> [TASK DIRECTIONS]: Retype word for word the first line of the listing and each line after it up to the line with "const yTicks = [0, 1, 2, 3, 4, 5];", with the pictures taken out.

"""

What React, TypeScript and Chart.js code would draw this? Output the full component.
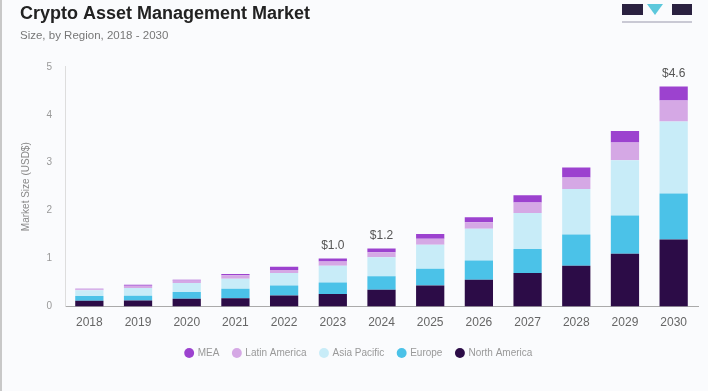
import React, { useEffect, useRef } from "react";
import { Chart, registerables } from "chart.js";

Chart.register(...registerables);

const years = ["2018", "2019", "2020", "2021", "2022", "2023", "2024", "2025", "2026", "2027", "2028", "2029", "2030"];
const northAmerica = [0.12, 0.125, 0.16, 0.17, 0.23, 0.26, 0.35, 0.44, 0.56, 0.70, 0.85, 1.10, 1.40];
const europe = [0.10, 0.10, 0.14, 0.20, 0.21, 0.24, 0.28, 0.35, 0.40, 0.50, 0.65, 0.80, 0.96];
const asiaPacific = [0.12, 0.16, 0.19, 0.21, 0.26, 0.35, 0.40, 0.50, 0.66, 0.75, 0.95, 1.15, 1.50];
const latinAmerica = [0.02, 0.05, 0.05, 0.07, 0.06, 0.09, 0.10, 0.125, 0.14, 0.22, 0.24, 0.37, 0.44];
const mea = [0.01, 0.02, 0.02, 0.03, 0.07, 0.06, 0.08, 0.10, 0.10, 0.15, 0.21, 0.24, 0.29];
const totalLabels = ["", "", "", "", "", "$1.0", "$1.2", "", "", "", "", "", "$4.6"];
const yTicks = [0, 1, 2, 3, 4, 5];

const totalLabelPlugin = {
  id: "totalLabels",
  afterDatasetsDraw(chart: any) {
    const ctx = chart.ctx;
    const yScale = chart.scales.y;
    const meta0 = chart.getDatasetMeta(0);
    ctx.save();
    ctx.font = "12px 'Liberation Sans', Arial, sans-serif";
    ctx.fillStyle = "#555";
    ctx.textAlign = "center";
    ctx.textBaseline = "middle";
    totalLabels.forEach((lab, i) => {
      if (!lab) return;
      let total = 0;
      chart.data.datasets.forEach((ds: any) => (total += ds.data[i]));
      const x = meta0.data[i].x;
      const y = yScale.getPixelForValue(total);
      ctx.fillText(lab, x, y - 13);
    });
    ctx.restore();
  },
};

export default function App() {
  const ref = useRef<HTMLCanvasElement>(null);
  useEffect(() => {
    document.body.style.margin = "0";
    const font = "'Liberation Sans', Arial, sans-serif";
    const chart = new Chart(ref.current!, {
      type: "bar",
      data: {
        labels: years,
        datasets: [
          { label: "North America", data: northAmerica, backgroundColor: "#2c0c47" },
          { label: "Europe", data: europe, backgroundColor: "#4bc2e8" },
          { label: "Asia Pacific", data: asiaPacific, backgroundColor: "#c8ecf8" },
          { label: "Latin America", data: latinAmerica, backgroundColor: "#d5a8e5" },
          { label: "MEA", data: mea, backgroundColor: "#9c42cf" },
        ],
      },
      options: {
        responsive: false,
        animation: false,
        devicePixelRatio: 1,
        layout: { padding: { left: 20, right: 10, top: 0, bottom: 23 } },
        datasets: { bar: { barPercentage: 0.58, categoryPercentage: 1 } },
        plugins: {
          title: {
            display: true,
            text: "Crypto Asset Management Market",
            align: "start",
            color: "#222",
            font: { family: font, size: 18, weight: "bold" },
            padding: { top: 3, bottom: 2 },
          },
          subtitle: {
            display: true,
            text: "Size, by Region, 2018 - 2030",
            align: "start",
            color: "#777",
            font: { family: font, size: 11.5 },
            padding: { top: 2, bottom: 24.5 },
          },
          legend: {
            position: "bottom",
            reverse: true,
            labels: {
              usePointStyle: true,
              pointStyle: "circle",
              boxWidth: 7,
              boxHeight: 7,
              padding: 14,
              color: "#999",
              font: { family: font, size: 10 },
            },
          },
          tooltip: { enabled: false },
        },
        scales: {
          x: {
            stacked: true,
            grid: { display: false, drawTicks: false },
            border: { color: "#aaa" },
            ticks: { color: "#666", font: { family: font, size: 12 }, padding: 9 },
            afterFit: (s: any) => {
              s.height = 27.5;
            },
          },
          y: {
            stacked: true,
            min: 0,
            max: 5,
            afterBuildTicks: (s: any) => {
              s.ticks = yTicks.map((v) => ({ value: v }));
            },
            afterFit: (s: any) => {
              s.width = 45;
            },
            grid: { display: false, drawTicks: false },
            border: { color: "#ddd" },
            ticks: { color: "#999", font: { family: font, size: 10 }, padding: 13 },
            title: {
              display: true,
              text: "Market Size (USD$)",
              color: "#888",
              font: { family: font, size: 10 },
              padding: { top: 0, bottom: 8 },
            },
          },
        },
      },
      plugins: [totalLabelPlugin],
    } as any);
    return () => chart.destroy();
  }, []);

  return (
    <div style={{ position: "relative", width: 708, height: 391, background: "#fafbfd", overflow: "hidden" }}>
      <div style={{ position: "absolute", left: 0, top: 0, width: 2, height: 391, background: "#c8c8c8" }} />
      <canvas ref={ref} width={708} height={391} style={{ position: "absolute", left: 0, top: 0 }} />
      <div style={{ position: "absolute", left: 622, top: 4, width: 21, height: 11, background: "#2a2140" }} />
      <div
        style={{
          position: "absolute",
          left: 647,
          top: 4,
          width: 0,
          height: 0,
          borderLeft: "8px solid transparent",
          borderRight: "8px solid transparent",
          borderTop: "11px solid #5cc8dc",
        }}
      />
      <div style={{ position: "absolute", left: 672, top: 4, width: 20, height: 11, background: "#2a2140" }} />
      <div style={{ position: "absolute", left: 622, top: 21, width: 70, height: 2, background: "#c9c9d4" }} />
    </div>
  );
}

"""

> [ANSWER IN FULL]:
What React, TypeScript and Chart.js code would draw this? Output the full component.
import React, { useEffect, useRef } from "react";
import { Chart, registerables } from "chart.js";

Chart.register(...registerables);

const years = ["2018", "2019", "2020", "2021", "2022", "2023", "2024", "2025", "2026", "2027", "2028", "2029", "2030"];
const northAmerica = [0.12, 0.125, 0.16, 0.17, 0.23, 0.26, 0.35, 0.44, 0.56, 0.70, 0.85, 1.10, 1.40];
const europe = [0.10, 0.10, 0.14, 0.20, 0.21, 0.24, 0.28, 0.35, 0.40, 0.50, 0.65, 0.80, 0.96];
const asiaPacific = [0.12, 0.16, 0.19, 0.21, 0.26, 0.35, 0.40, 0.50, 0.66, 0.75, 0.95, 1.15, 1.50];
const latinAmerica = [0.02, 0.05, 0.05, 0.07, 0.06, 0.09, 0.10, 0.125, 0.14, 0.22, 0.24, 0.37, 0.44];
const mea = [0.01, 0.02, 0.02, 0.03, 0.07, 0.06, 0.08, 0.10, 0.10, 0.15, 0.21, 0.24, 0.29];
const totalLabels = ["", "", "", "", "", "$1.0", "$1.2", "", "", "", "", "", "$4.6"];
const yTicks = [0, 1, 2, 3, 4, 5];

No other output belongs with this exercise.